6 Ways to Support a Transgender or Gender Nonconforming Person

Over the past couple of years the transgender community has gained a higher level of mainstream exposure. This is in part thanks to the transgender men and women who helped fight for equality at New York City’s Stonewall Inn riots back in the 1960s. They, among many other social influencers, paved the way into popular culture for trans individuals like Cher’s son Chaz Bono, Laverne Cox on the hit Netflix show Orange is the New Black, as well as activists and authors like Janet Mock, who released 2014’s Redefining Realness: My Path to Womanhood, Identity, Love & So Much More.

Awareness of transgender issues recently hit stratospheric heights when former Olympian and Decathlon winner Caitlyn Jenner came out as a transwoman in a historic interview with Diane Sawyer. Her story has prompted conversations in households and workplaces that many folks never had before and left the world with a more intimate understanding of what it means to be transgender. There has been increasingly more fervor and interest in what it means to be trans as many states and local jurisdictions have brought up “bathroom bills” under the guise of promoting safety for women and children.

Undoubtedly, many families are now finding themselves learning how to best support loved ones that identify as transgender.

I hope this piece will give them, and you, some very practical tips on how to do that.

Create an environment that is supportive of all people (of all genders)

One of the most important things that you can do to best support someone who is transgender or gender nonconforming is to create a safe space for ALL people. Contrary to some critics, transpeople don’t want “special rights” or unsolicited attention. By far, folks who identify as trans want to be seen for the whole of their being, not just their gender identities.

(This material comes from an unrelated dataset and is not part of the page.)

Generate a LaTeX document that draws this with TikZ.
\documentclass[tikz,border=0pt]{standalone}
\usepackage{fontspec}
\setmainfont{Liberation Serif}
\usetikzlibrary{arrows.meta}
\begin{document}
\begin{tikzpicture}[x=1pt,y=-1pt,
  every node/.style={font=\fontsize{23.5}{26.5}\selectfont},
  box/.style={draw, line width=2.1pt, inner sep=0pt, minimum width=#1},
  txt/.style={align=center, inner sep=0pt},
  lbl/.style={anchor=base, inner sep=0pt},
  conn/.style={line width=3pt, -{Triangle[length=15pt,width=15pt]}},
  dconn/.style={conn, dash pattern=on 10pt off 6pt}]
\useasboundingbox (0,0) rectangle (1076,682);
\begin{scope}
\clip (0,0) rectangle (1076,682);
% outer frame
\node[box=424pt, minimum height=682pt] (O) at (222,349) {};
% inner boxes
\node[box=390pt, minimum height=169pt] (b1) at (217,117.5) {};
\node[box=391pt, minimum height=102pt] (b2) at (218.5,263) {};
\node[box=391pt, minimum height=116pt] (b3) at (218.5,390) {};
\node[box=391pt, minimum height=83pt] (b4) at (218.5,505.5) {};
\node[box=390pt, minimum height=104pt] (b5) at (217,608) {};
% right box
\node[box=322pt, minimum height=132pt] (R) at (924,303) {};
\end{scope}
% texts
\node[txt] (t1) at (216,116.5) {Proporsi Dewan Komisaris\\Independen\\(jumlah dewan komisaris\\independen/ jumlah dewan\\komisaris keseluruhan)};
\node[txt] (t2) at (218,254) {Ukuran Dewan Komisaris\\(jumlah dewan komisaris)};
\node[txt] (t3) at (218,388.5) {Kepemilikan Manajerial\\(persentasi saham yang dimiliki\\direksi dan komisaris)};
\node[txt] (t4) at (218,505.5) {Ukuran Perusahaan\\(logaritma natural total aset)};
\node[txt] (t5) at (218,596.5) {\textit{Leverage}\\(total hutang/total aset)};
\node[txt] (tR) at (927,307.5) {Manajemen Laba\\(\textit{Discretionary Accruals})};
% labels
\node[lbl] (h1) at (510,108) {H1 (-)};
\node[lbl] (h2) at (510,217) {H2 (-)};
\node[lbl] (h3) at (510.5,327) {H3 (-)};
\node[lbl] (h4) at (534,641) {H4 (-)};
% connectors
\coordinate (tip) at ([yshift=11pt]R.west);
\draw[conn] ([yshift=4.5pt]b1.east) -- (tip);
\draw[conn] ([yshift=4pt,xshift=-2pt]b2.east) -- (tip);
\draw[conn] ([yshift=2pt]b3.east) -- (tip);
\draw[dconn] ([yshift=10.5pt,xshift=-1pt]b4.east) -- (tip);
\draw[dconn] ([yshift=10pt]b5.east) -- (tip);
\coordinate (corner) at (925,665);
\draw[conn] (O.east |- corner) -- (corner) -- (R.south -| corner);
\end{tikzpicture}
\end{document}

If you can help create a space and environment in your home or workplace that is safe for a variety of genders, sexualities, races, religions, or levels of ability, you can be sure that you’re creating an environment that is welcoming to trans people. You can reflect your acceptance by something as small as a rainbow sticker on your door (or the trans pride flag). Organizations can adjust forms that allow for an open response for gender demographics. A little change goes a long way.

Do your own research

If you would like to further your knowledge about what it means to be trans, there is a lot of information online that you can readily access. Chaz Bono released his documentary Becoming Chaz back in 2011. The film, which is currently available on Netflix, explores Chaz’s transition and his relationship with his superstar mother. You may also want to read Janet Mock’s book mentioned above; you can find it in most bookstores.

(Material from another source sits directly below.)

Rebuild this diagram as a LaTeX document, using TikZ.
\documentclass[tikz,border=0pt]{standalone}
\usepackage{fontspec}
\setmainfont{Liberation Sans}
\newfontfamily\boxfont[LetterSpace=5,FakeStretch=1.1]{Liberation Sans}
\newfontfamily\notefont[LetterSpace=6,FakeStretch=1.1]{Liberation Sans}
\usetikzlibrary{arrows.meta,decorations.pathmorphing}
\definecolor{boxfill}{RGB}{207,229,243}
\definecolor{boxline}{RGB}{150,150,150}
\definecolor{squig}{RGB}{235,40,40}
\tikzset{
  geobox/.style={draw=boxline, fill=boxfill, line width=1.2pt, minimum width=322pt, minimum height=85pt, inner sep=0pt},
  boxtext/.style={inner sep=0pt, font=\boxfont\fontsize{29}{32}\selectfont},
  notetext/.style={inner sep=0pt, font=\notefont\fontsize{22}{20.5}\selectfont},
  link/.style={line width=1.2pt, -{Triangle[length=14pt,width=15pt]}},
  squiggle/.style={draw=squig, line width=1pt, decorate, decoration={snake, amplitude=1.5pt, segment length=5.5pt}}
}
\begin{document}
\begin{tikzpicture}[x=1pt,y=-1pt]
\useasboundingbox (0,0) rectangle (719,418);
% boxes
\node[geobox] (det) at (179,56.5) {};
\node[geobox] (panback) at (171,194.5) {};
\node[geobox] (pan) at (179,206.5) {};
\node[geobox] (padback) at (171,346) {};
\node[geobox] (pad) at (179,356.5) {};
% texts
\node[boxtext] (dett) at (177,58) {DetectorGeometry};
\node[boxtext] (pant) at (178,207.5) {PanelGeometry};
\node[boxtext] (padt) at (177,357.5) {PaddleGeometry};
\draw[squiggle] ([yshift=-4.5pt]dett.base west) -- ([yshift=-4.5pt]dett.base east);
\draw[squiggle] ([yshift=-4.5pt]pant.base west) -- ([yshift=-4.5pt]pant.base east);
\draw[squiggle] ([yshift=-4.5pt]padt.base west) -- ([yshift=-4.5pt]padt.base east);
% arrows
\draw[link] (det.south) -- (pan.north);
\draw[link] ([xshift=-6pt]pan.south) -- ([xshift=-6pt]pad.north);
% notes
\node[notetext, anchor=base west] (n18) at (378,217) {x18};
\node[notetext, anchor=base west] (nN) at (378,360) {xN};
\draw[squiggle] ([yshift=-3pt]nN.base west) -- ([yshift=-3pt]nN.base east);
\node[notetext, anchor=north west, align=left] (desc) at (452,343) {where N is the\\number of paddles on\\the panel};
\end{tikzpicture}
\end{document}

Along with a wide selection of blogs and websites, there are also some great YouTube channels that feature trans people such as Jazz Jennings, who is a 14-year-old transgirl who was once featured on ABC News. A Girl Like Me with Chloe M is also a great vlog channel for transwomen and families seeking to learn more. Aydian Dowling, a transman and fitness model, also has a YouTube channel and has previously discussed his gender identity and transition on the Ellen show.

Ask questions

Although it’s not your loved one’s responsibility to educate you about all things trans, some people do relish that opportunity. You will get a good sense if they’re open to educating you once you express genuine interest and curiosity in their process. It should be noted that if questions are well-intentioned, generally speaking, most people are going to respond favorably.

Ask for (P)GPs

Preferred gender pronouns are commonly known as PGPs.  These days, it’s more approrpiate in some circles to simply refer to them as gender pronouns (as they are not just “preferred”).  Gender pronouns are ways in which we all identify ourselves, or others in a conversation. For instance, if you were assigned a male sex at birth and identify as a man, you may prefer the terms “he/him/his”.  Whereas if you were assigned a male sex at birth but you identify as a woman, you may want to use traditionally female pronouns such as “she/her/hers”. However, a word of caution – some trans or gender nonconforming people may prefer gender terms that you may not consider obvious given how you perceive them, which is why it’s so important to ask someone for appropriate gender pronouns to avoid misgendering them altogether. Gsafe has a great online resource on gender pronouns that you can find here.

Learn to apologize

Odds are, no matter how well-intentioned you are, you will make the mistake of using the wrong gender pronoun or refer to your friend or loved one by an old name.  In a perfect world none of us would ever make these mistakes, but it has been my experience that you will get a pass if you say “I’m sorry”, then correct yourself and move on quickly.

Stand up and become an ally

One of the most powerful ways that you can support trans people is to become an ally for the transgender community. Challenge your other friends and colleagues on their assumptions about gender. Write your local representatives to advocate for fair bathroom access for transpeople in your area.  Participate in local organizations that fight for equal rights.